Heart pill to banish bad memories

The drug may alter how the brain deals with memories
Scientists believe a common heart medicine may be able to banish fearful memories from the mind.

The Dutch investigators believe beta-blocker drugs could help people suffering from the emotional after effects of traumatic experiences.
They believe the drug alters how memories are recalled after carrying out the study of 60 people, Nature Neuroscience reports.
But British experts questioned the ethics of tampering with the mind.
Paul Farmer, chief executive of mental health charity Mind, said he was concerned about the “fundamentally pharmacological” approach to people with problems such as phobias and anxiety.

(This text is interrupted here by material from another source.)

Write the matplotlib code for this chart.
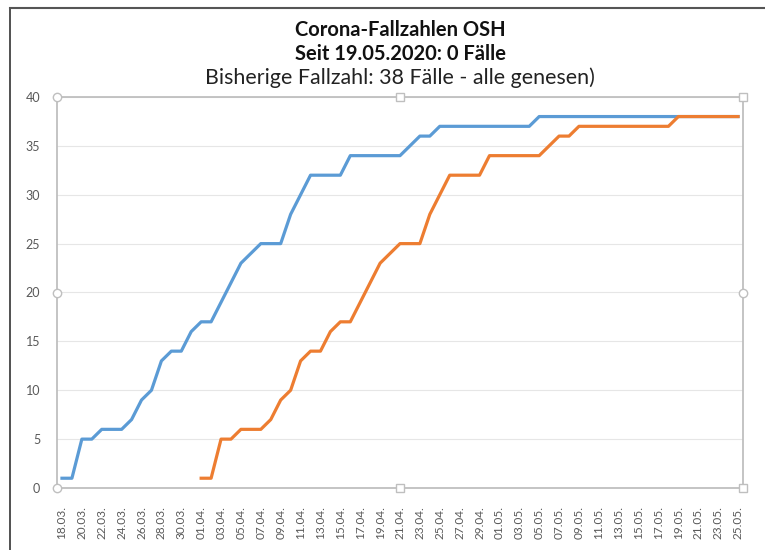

“Before eradicating memories, we must reflect on the knock-on effects that this will have on individuals.”
Medical ethics expert Dr Daniel Sokol

He said the procedure might also alter good memories and warned against an “accelerated Alzheimer’s” approach.
In the study, the researchers artificially created a fearful memory by associating pictures of spiders with a mild electric shock delivered to the wrists of the volunteers.

A day later the volunteers were split into two groups – one was given the beta blocker propranolol and the other a dummy drug before both were shown the same pictures again.

The researchers assessed how fearful of the pictures the volunteers were by playing sudden noises and measuring how strongly they blinked, something called the “startle response”.